Jerry Marks is an attorney with Marks & Klein in Red Bank, New Jersey, who represented GNC franchisees in the mid-2000s, in a lawsuit over advertising funds and fees. He says he hasn’t heard any complaints from franchisees regarding this latest lawsuit, and he doesn’t expect to, because people are used to product lawsuits.

“It happens all over. There are recalls for everything. Supermarkets recall tainted shrimp—who knows?” he says. “I think that if there is liability established here then there will be liability all up and down the chain. But that doesn’t mean that a franchisee in New Jersey or Florida is going to be liable for this.”

Further, everyone will be insured, and indeed GNC’s 10Q for the quarter ended March 31, 2013, states it maintains product liability insurance with a  deductible/retention of $4 million per claim and an aggregate cap on retained loss of $10 million. 

“The franchisee has liability insurance. GNC has liability insurance.
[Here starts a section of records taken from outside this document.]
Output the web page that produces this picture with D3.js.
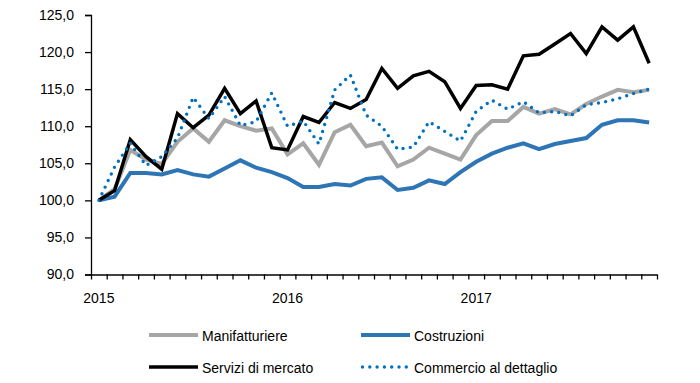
<!DOCTYPE html>
<html>
<head>
<meta charset="utf-8">
<script src="https://cdn.jsdelivr.net/npm/d3@7"></script>
<style>
  body { margin: 0; background: #fff; }
  svg { font-family: "Liberation Sans", Arial, sans-serif; }
</style>
</head>
<body>
<div id="vis-holder"></div>
<script>
// monthly index, Jan 2015 = 100
const months = d3.range(36);
const yearLabels = [{ month: 0, label: "2015" }, { month: 12, label: "2016" }, { month: 24, label: "2017" }];
const yTicks = [90, 95, 100, 105, 110, 115, 120, 125];

const manifatturiere = [100.0, 101.5, 106.8, 105.5, 104.9, 107.9, 109.7, 107.9, 110.8, 110.0, 109.4, 109.7,
  106.2, 107.7, 104.8, 109.2, 110.2, 107.3, 107.8, 104.6, 105.5, 107.1, 106.3, 105.5,
  108.8, 110.7, 110.7, 112.6, 111.7, 112.3, 111.6, 113.0, 114.0, 114.9, 114.6, 114.9];
const costruzioni = [100.0, 100.5, 103.7, 103.7, 103.5, 104.1, 103.5, 103.2, 104.3, 105.4, 104.4, 103.8,
  103.0, 101.8, 101.8, 102.2, 102.0, 102.9, 103.1, 101.4, 101.7, 102.7, 102.2, 103.8,
  105.2, 106.3, 107.1, 107.7, 106.9, 107.6, 108.0, 108.4, 110.2, 110.8, 110.8, 110.5];
const servizi = [100.0, 101.3, 108.2, 105.9, 104.2, 111.7, 109.8, 111.5, 115.1, 111.7, 113.4, 107.1,
  106.8, 111.3, 110.5, 113.2, 112.4, 113.6, 117.8, 115.1, 116.8, 117.4, 116.0, 112.4,
  115.5, 115.6, 115.0, 119.5, 119.7, 121.1, 122.5, 119.8, 123.4, 121.6, 123.4, 118.5];
const commercio = [100.0, 104.5, 107.7, 104.7, 105.9, 108.4, 113.9, 111.0, 114.0, 110.1, 110.6, 114.5,
  110.0, 110.7, 107.6, 114.9, 116.9, 111.5, 110.0, 106.9, 107.2, 110.6, 109.3, 108.0,
  112.0, 113.5, 112.3, 113.3, 111.8, 112.0, 111.4, 112.9, 113.2, 113.7, 114.4, 115.0];

const series = [
  { name: "Manifatturiere", values: manifatturiere, color: "#A6A6A6", width: 4, dash: null },
  { name: "Costruzioni", values: costruzioni, color: "#2E75B6", width: 4, dash: null },
  { name: "Servizi di mercato", values: servizi, color: "#000000", width: 3.5, dash: null },
  { name: "Commercio al dettaglio", values: commercio, color: "#0070C0", width: 3.4, dash: "0,7.3" }
];

const width = 700;
const height = 383;
const margin = { top: 15, right: 43, bottom: 108.5, left: 91 };

const svg = d3.select("#vis-holder")
  .append("svg")
  .attr("width", width)
  .attr("height", height);

const x = d3.scaleLinear()
  .domain([0, 36])
  .range([margin.left, width - margin.right]);

const y = d3.scaleLinear()
  .domain([90, 125])
  .range([height - margin.bottom, margin.top]);

const fmt = d3.format(".1f");

svg.append("g")
  .attr("transform", `translate(${margin.left},0)`)
  .call(d3.axisLeft(y).tickValues(yTicks).tickSize(6).tickPadding(11)
    .tickFormat(d => fmt(d).replace(".", ",")))
  .call(g => g.select(".domain").attr("stroke", "#000").attr("stroke-width", 1.3))
  .call(g => g.selectAll("line").attr("stroke", "#000").attr("stroke-width", 1.3))
  .call(g => g.selectAll("text").attr("font-size", "14px").attr("fill", "#000")
    .attr("font-family", "Liberation Sans, Arial, sans-serif"));

svg.append("g")
  .attr("transform", `translate(0,${height - margin.bottom})`)
  .call(d3.axisBottom(x).tickValues(d3.range(37)).tickSize(5).tickSizeOuter(0).tickFormat(""))
  .call(g => g.select(".domain").attr("stroke", "#000").attr("stroke-width", 1.3))
  .call(g => g.selectAll("line").attr("stroke", "#000").attr("stroke-width", 1.3));

svg.append("g")
  .selectAll("text")
  .data(yearLabels)
  .enter()
  .append("text")
  .attr("x", d => x(d.month + 0.5))
  .attr("y", 303)
  .attr("text-anchor", "middle")
  .attr("font-size", "14px")
  .text(d => d.label);

const line = d3.line()
  .x((d, i) => x(i + 0.5))
  .y(d => y(d));

svg.append("g")
  .selectAll("path")
  .data(series)
  .enter()
  .append("path")
  .attr("d", d => line(d.values))
  .attr("fill", "none")
  .attr("stroke", d => d.color)
  .attr("stroke-width", d => d.width)
  .attr("stroke-linejoin", "miter")
  .attr("stroke-linecap", d => d.dash ? "round" : "butt")
  .attr("stroke-dasharray", d => d.dash);

// legend, two columns by two rows
const legendPos = [
  { x: 149, y: 335 }, { x: 361, y: 335 },
  { x: 149, y: 367 }, { x: 361, y: 367 }
];

const legend = svg.append("g")
  .selectAll("g")
  .data(series)
  .enter()
  .append("g")
  .attr("transform", (d, i) => `translate(${legendPos[i].x},${legendPos[i].y})`);

legend.append("line")
  .attr("x1", d => d.dash ? 1.5 : 0)
  .attr("x2", 49)
  .attr("stroke", d => d.color)
  .attr("stroke-width", d => d.width)
  .attr("stroke-linecap", d => d.dash ? "round" : "butt")
  .attr("stroke-dasharray", d => d.dash);

legend.append("text")
  .attr("x", 53)
  .attr("y", 6)
  .attr("font-size", "14px")
  .text(d => d.name);
</script>
</body>
</html>
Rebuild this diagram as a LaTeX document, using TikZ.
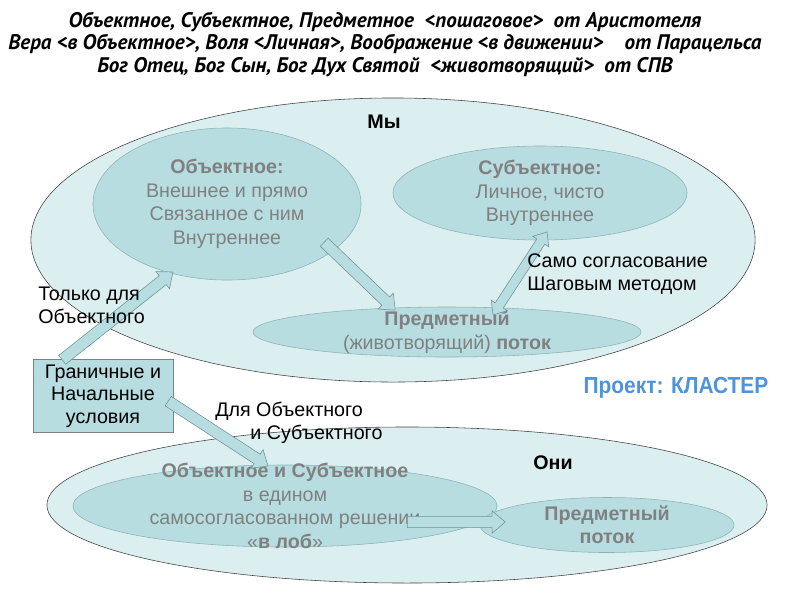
\documentclass[tikz,border=0pt]{standalone}
\usepackage{fontspec}
\setmainfont{Liberation Sans}
\newfontfamily\titlefont{PT Sans}
\usetikzlibrary{shapes.geometric,shapes.arrows,calc}

\definecolor{wefill}{HTML}{DBEEF0}
\definecolor{ovalfill}{HTML}{B7DDE1}
\definecolor{ovalline}{HTML}{8DB3B7}
\definecolor{arrline}{HTML}{6F9498}
\definecolor{ovaltext}{HTML}{808080}
\definecolor{projblue}{HTML}{4F94DA}

\tikzset{
	bigoval/.style={ellipse, draw=black!75, fill=wefill, inner sep=0pt},
	oval/.style={ellipse, draw=ovalline, fill=ovalfill, inner sep=0pt},
	ovaltxt/.style={text=ovaltext, align=center, inner sep=0pt, font=\fontsize{14}{16.7}\selectfont},
	note/.style={align=left, inner sep=0pt, font=\fontsize{14}{16.4}\selectfont},
	condbox/.style={rectangle, draw=black!50, fill=ovalfill, align=center, minimum width=3.5cm, minimum height=1.825cm, font=\fontsize{14}{16}\selectfont},
	blockarr/.style={single arrow, draw=arrline, fill=ovalfill, inner xsep=0pt, inner ysep=3.8pt, single arrow head extend=3.8pt, single arrow tip angle=80, anchor=tail},
	dblockarr/.style={double arrow, draw=arrline, fill=ovalfill, inner xsep=0pt, inner ysep=3.2pt, double arrow head extend=3.4pt, double arrow tip angle=80}
}

% block arrow from #1 to #2
\newcommand{\blockarrow}[2]{%
	\path let \p1=(#1), \p2=(#2), \n1={atan2(\y2-\y1,\x2-\x1)}, \n2={veclen(\x2-\x1,\y2-\y1)} in
		node[blockarr, rotate=\n1, minimum height=\n2] at (#1) {};}
% block arrow with two heads
\newcommand{\twoarrow}[2]{%
	\path let \p1=(#1), \p2=(#2), \n1={atan2(\y2-\y1,\x2-\x1)}, \n2={veclen(\x2-\x1,\y2-\y1)} in
		node[dblockarr, rotate=\n1, minimum height=\n2] at ($(#1)!.5!(#2)$) {};}

\begin{document}
\begin{tikzpicture}[x=0.025cm, y=-0.025cm]
	\useasboundingbox (0,0) rectangle (800,600);

	% the two big fields
	\node[bigoval, minimum width=18.1cm, minimum height=7.1cm] (we) at (393,240) {};
	\node[bigoval, minimum width=18cm, minimum height=3.9cm] (they) at (407,505) {};
	\node[font=\fontsize{14}{16}\selectfont\bfseries] (welbl) at (384,122) {Мы};
	\node[font=\fontsize{14}{16}\selectfont\bfseries] (theylbl) at (553,463) {Они};

	% inner ovals
	\node[oval, minimum width=6.7cm, minimum height=3.8cm] (obj) at (227,204) {};
	\node[oval, minimum width=7.35cm, minimum height=2.35cm] (subj) at (540,193) {};
	\node[oval, minimum width=9.7cm, minimum height=1.25cm] (pred) at (447,332) {};
	\node[oval, minimum width=10.6cm, minimum height=2.05cm] (both) at (285,506) {};
	\node[oval, minimum width=6.35cm, minimum height=1.375cm] (flow) at (607,525) {};

	\node[ovaltxt] (objtxt) at (obj.center) {\textbf{Объектное:}\\Внешнее и прямо\\Связанное с ним\\Внутреннее};
	\node[ovaltxt] (subjtxt) at (subj.center) {\textbf{Субъектное:}\\Личное, чисто\\Внутреннее};
	\node[ovaltxt] (predtxt) at (pred.center) {\textbf{Предметный}\\(животворящий) \textbf{поток}};
	\node[ovaltxt] (bothtxt) at (both.center) {\textbf{Объектное и Субъектное}\\в едином\\самосогласованном решении\\«\textbf{в лоб}»};
	\node[ovaltxt] (flowtxt) at (flow.center) {\textbf{Предметный}\\\textbf{поток}};

	\node[condbox] (cond) at (103,396) {Граничные и\\Начальные\\условия};

	% arrow ends
	\coordinate (objout) at (324,242);
	\coordinate (predin) at (395,310);
	\coordinate (predout) at (493,315);
	\coordinate (subjin) at (547,232);
	\coordinate (condtop) at (62,360);
	\coordinate (objin) at (173,272);
	\coordinate (condright) at (168,401);
	\coordinate (bothin) at (268,466);
	\coordinate (bothout) at (407,522);
	\coordinate (flowin) at (505,522);

	\blockarrow{objout}{predin}
	\twoarrow{predout}{subjin}
	\blockarrow{condtop}{objin}
	\blockarrow{condright}{bothin}
	\blockarrow{bothout}{flowin}

	% free labels
	\node[note, anchor=west] (onlyobj) at (38,305) {Только для\\Объектного};
	\node[note, anchor=west] (selfagree) at (527,274) {Само согласование\\Шаговым методом};
	\node[note, anchor=west] (forboth) at (215,423) {Для Объектного\\\hspace*{25pt}и Субъектного};
	\node[text=projblue, font=\fontsize{16.5}{18}\selectfont\bfseries, inner sep=0pt] (proj) at (676,388) {\scalebox{0.9}[1]{Проект: КЛАСТЕР}};

	\node[align=center, font=\titlefont\bfseries\itshape\fontsize{15}{16}\selectfont] (title) at (385,44)
		{Объектное, Субъектное, Предметное\ \ <пошаговое>\ \ от Аристотеля\\
		 Вера <в Объектное>, Воля <Личная>, Воображение <в движении>\ \ \ \ от Парацельса\\
		 Бог Отец, Бог Сын, Бог Дух Святой\ \ <животворящий>\ \ от СПВ};
\end{tikzpicture}
\end{document}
And I would also assume that the manufacturer has liability insurance,” Marks says. “Professionals have liability insurance. People make mistakes. Last time I went to Staples I noticed they still had erasers on the ends of their pencils.”

True enough, but the effects of the case may resonate longer—due to the death of a young military soldier, his mother’s sad quest to publicize the case, a long-standing controversy over an industry, and the rise of retailer responsibility. For GNC stores, this may not be a controversy easily erased.